There is no corresponding utility to import a known text file or form entry as CLOB or text (the CR allows for storing text directly in PG). There should be, though. The cr_import_content utility itself should handle known text files (i.e. pass in a switch that tells it the file's known to be text). And an additional utility should be written to take a Tcl string and stuff it in the CR.

In general I'd say store known text as text unless you store items in the file system rather than the db. In Oracle, it's still stored as a LOB. In PG storing known text in the revision's text column should be considerably more efficient than using the driver LOB hack. The LOB hack uuencodes content (which is considered to be arbitrary binary content) on input and uudecodes on output, which is relatively expensive. The encoded data is 33% longer than the original, too. It does this because there's no general PG API for inserting arbitrary binary data outside of the rather strange large object implementation which had lots of problems when we started this project (at the time you couldn't make a consistent dump of your db if you used PG large objects, sort of a killer and that was just one problem).

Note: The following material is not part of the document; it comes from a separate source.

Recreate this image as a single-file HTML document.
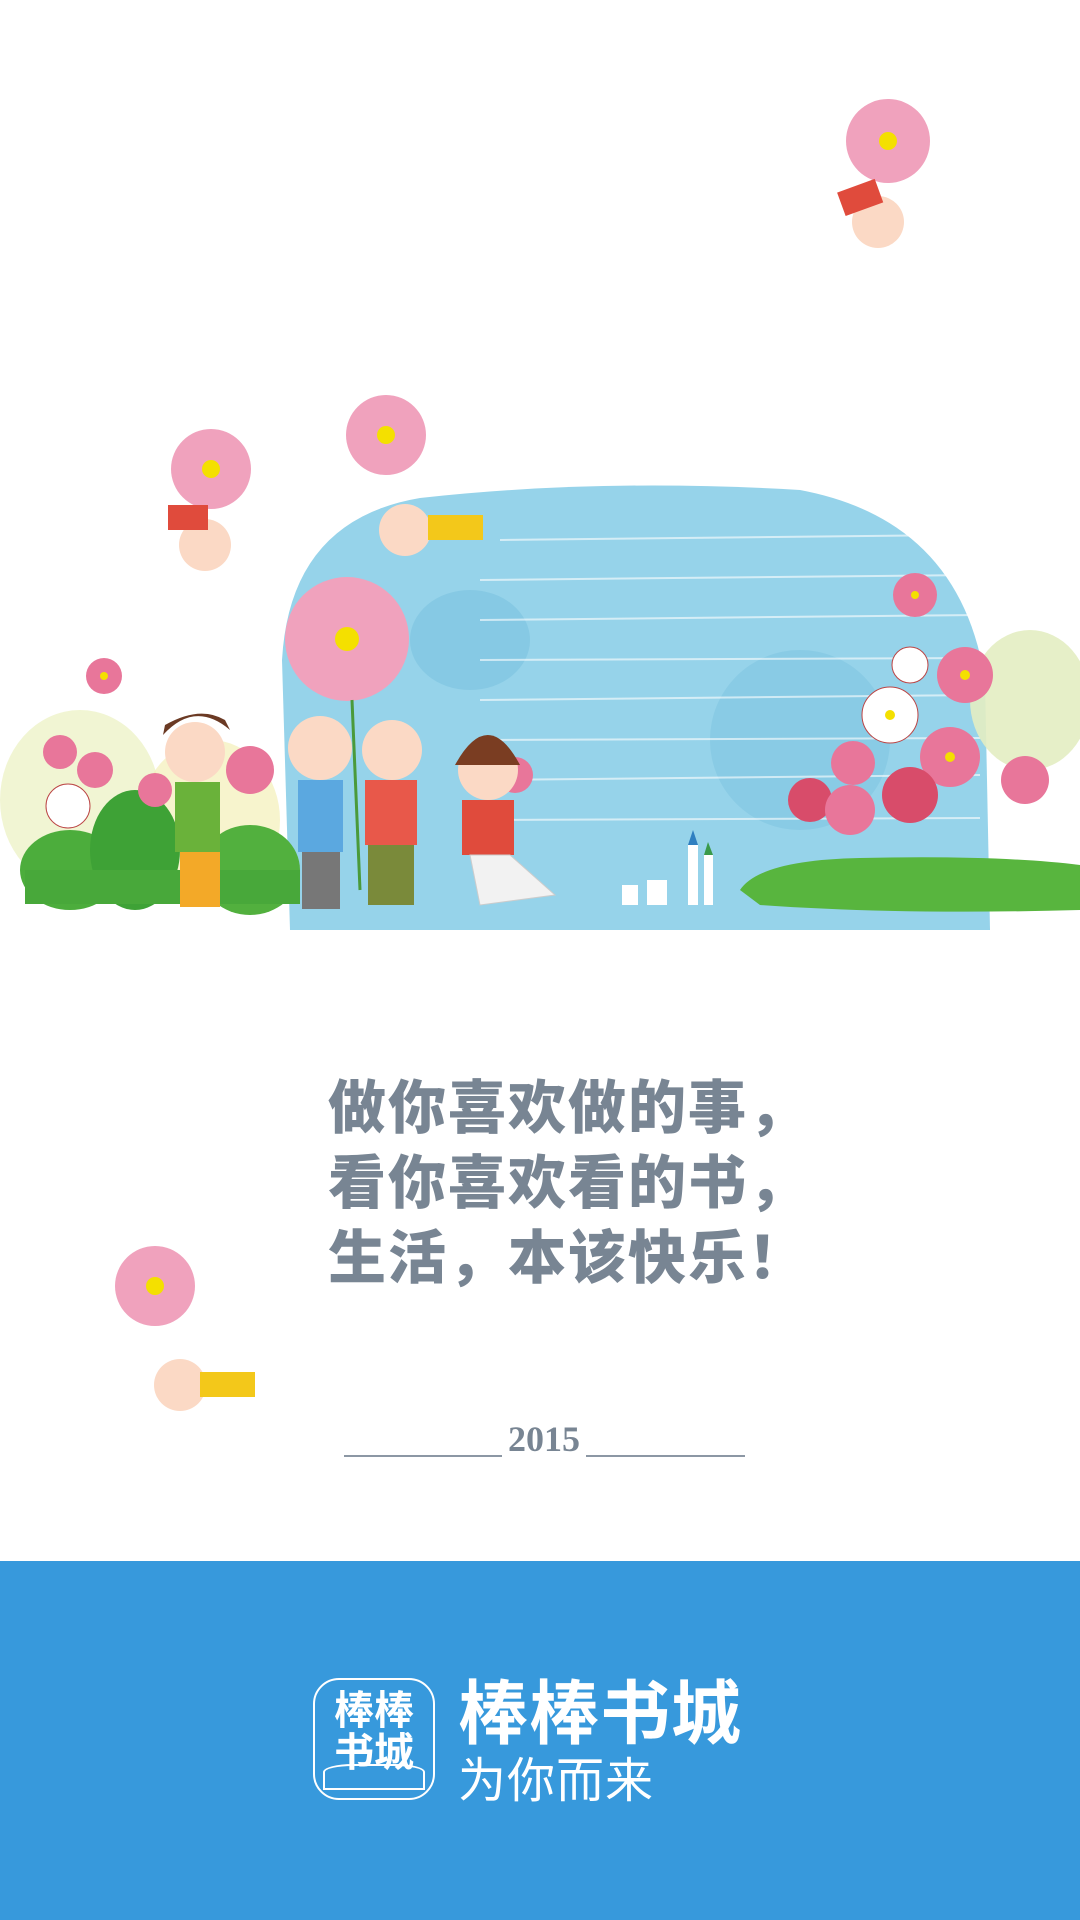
<!DOCTYPE html>
<html><head><meta charset="utf-8"><style>
html,body{margin:0;padding:0}
body{width:1080px;height:1920px;position:relative;background:#fff;overflow:hidden;font-family:"Liberation Sans","Noto Sans CJK SC",sans-serif}
.t{position:absolute;left:328px;font-family:"Liberation Sans","Noto Sans CJK SC",sans-serif;font-weight:900;font-size:58px;line-height:58px;color:#788593;white-space:nowrap;letter-spacing:2px}
</style></head><body>
<svg width="1080" height="1560" style="position:absolute;left:0;top:0">
  <g>
    <path d="M290 930 L282 660 Q290 520 420 498 Q600 478 800 490 Q960 520 985 680 L990 930 Z" fill="#96d3ea"/>
    <ellipse cx="470" cy="640" rx="60" ry="50" fill="#7cc3df" opacity="0.6"/>
    <ellipse cx="800" cy="740" rx="90" ry="90" fill="#7cc3df" opacity="0.5"/>
    <g stroke="#ffffff" stroke-width="2" opacity="0.6">
      <line x1="500" y1="540" x2="960" y2="535"/><line x1="480" y1="580" x2="975" y2="575"/>
      <line x1="480" y1="620" x2="980" y2="615"/><line x1="480" y1="660" x2="980" y2="658"/>
      <line x1="480" y1="700" x2="980" y2="695"/><line x1="480" y1="740" x2="980" y2="738"/>
      <line x1="480" y1="780" x2="980" y2="775"/><line x1="480" y1="820" x2="980" y2="818"/>
    </g>
  </g>
  <g>
    <ellipse cx="80" cy="800" rx="80" ry="90" fill="#eef3c8" opacity="0.8"/>
    <ellipse cx="210" cy="820" rx="70" ry="80" fill="#f3f0b8" opacity="0.7"/>
    <ellipse cx="70" cy="870" rx="50" ry="40" fill="#4cad3c"/>
    <ellipse cx="135" cy="850" rx="45" ry="60" fill="#3ea236"/>
    <ellipse cx="250" cy="870" rx="50" ry="45" fill="#52b03e"/>
    <rect x="25" y="870" width="275" height="34" fill="#48a83a"/>
  </g>
  <g>
    <ellipse cx="1030" cy="700" rx="60" ry="70" fill="#e3edc2" opacity="0.9"/>
    <path d="M740 890 Q760 860 860 858 Q1000 855 1080 865 L1080 910 Q900 915 760 905 Z" fill="#58b53e"/>
  </g>
  <g>
    <rect x="622" y="885" width="16" height="20" fill="#fff"/><rect x="647" y="880" width="20" height="25" fill="#fff"/>
    <rect x="688" y="845" width="10" height="60" fill="#fff"/><rect x="704" y="855" width="9" height="50" fill="#fff"/>
    <polygon points="688,845 693,830 698,845" fill="#2f7fc0"/><polygon points="704,855 708,842 713,855" fill="#3a9a4a"/>
  </g>
  <g fill="#e8769a">
    <circle cx="347" cy="639" r="62" fill="#f0a2bd"/><circle cx="347" cy="639" r="12" fill="#f4e000"/>
    <line x1="352" y1="700" x2="360" y2="890" stroke="#4a9a3a" stroke-width="3"/>
    <circle cx="104" cy="676" r="18"/><circle cx="60" cy="752" r="17"/><circle cx="95" cy="770" r="18"/>
    <circle cx="68" cy="806" r="22" fill="#fff" stroke="#b44"/><circle cx="155" cy="790" r="17"/>
    <circle cx="915" cy="595" r="22"/><circle cx="910" cy="665" r="18" fill="#fff" stroke="#b44"/>
    <circle cx="890" cy="715" r="28" fill="#fff" stroke="#b44"/><circle cx="965" cy="675" r="28"/>
    <circle cx="853" cy="763" r="22"/><circle cx="950" cy="757" r="30"/><circle cx="810" cy="800" r="22" fill="#d84c6a"/>
    <circle cx="850" cy="810" r="25"/><circle cx="910" cy="795" r="28" fill="#d84c6a"/><circle cx="1025" cy="780" r="24"/>
    <circle cx="250" cy="770" r="24"/><circle cx="515" cy="775" r="18"/>
    <g fill="#f4e000"><circle cx="104" cy="676" r="4"/><circle cx="915" cy="595" r="4"/><circle cx="965" cy="675" r="5"/><circle cx="890" cy="715" r="5"/><circle cx="950" cy="757" r="5"/></g>
  </g>
  <g>
    <circle cx="195" cy="752" r="30" fill="#fbd9c5"/><path d="M163 735 Q195 700 230 730 L225 720 Q200 705 165 725Z" fill="#6b3a24"/>
    <rect x="175" y="782" width="45" height="70" fill="#6ab23a"/><rect x="180" y="852" width="40" height="55" fill="#f3a928"/>
    <circle cx="320" cy="748" r="32" fill="#fbd9c5"/><rect x="298" y="780" width="45" height="72" fill="#5ba8e0"/><rect x="302" y="852" width="38" height="57" fill="#777"/>
    <circle cx="392" cy="750" r="30" fill="#fbd9c5"/><rect x="365" y="780" width="52" height="65" fill="#e8584a"/><rect x="368" y="845" width="46" height="60" fill="#7a8a3a"/>
    <circle cx="488" cy="770" r="30" fill="#fbd9c5"/><path d="M455 765 Q488 705 520 765" fill="#7a3d22"/>
    <rect x="462" y="800" width="52" height="55" fill="#e04b3c"/><polygon points="470,855 510,855 555,895 480,905" fill="#f2f2f2" stroke="#ccc"/>
  </g>
  <g>
    <circle cx="888" cy="141" r="42" fill="#f0a2bd"/><circle cx="888" cy="141" r="9" fill="#f4e000"/>
    <circle cx="878" cy="222" r="26" fill="#fbd9c5"/><rect x="840" y="185" width="40" height="25" fill="#e04b3c" transform="rotate(-20 860 197)"/>
    <circle cx="211" cy="469" r="40" fill="#f0a2bd"/><circle cx="211" cy="469" r="9" fill="#f4e000"/>
    <circle cx="205" cy="545" r="26" fill="#fbd9c5"/><rect x="168" y="505" width="40" height="25" fill="#e04b3c"/>
    <circle cx="386" cy="435" r="40" fill="#f0a2bd"/><circle cx="386" cy="435" r="9" fill="#f4e000"/>
    <circle cx="405" cy="530" r="26" fill="#fbd9c5"/><rect x="428" y="515" width="55" height="25" fill="#f3c81a"/>
    <circle cx="155" cy="1286" r="40" fill="#f0a2bd"/><circle cx="155" cy="1286" r="9" fill="#f4e000"/>
    <circle cx="180" cy="1385" r="26" fill="#fbd9c5"/><rect x="200" y="1372" width="55" height="25" fill="#f3c81a"/>
  </g>
</svg>
<div class="t" style="top:1080px">做你喜欢做的事，</div>
<div class="t" style="top:1155px">看你喜欢看的书，</div>
<div class="t" style="top:1230px">生活，本该快乐！</div>
<div style="position:absolute;left:344px;top:1455px;width:158px;height:2px;background:#8c97a4"></div>
<div style="position:absolute;left:502px;top:1418px;width:84px;text-align:center;font-family:'Liberation Serif',serif;font-weight:bold;font-size:36px;color:#788593">2015</div>
<div style="position:absolute;left:586px;top:1455px;width:159px;height:2px;background:#8c97a4"></div>
<div style="position:absolute;left:0;top:1561px;width:1080px;height:359px;background:#3799dc">
  <div style="position:absolute;left:313px;top:117px;width:122px;height:122px;border:2px solid #fff;border-radius:26px;box-sizing:border-box;color:#fff;font-family:'Liberation Sans','Noto Sans CJK SC',sans-serif;font-weight:bold;font-size:40px;line-height:42px;text-align:center;padding-top:10px">棒棒<br>书城
    <div style="position:absolute;left:8px;right:8px;bottom:8px;height:22px;border:2px solid #fff;border-top-left-radius:30px 8px;border-top-right-radius:30px 8px"></div>
  </div>
  <div style="position:absolute;left:458px;top:118px;color:#fff;font-weight:bold;font-size:70px;line-height:70px;font-family:'Liberation Sans','Noto Sans CJK SC',sans-serif;letter-spacing:1px">棒棒书城</div>
  <div style="position:absolute;left:458px;top:196px;color:#fff;font-size:48px;line-height:50px;font-family:'Liberation Sans','Noto Sans CJK SC',sans-serif;letter-spacing:1px">为你而来</div>
</div>
</body></html>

As far as the psql seg fault ... please report that to the PG folks!

I'd recommend making a folder for the bug tracker instance (perhaps every project in the bugtracker instance?). Why? We've been talking about hooking webdav up to the CR, for one thing, and this would allow for remote browsing and viewing and (most importantly) editing of content outside of a browser.

The CR is admittedly awkward to use but isn't that bad once you play with it some. General routines like cr_import_content help a lot.

In 4.7 we should remove fs_root_folders and move the package id into cr_folders. If not objects themselves. The question "which package created this folder?" or "which package created this object?" are increasingly common ones (notifications needs the latter, for instance) ...

In 4.7 I also want to expose a bunch of the existing CMS "build content" Tcl API at a higher level and Lars has talked about even more ambitious efforts to make the CR (and objects in general) easier to use.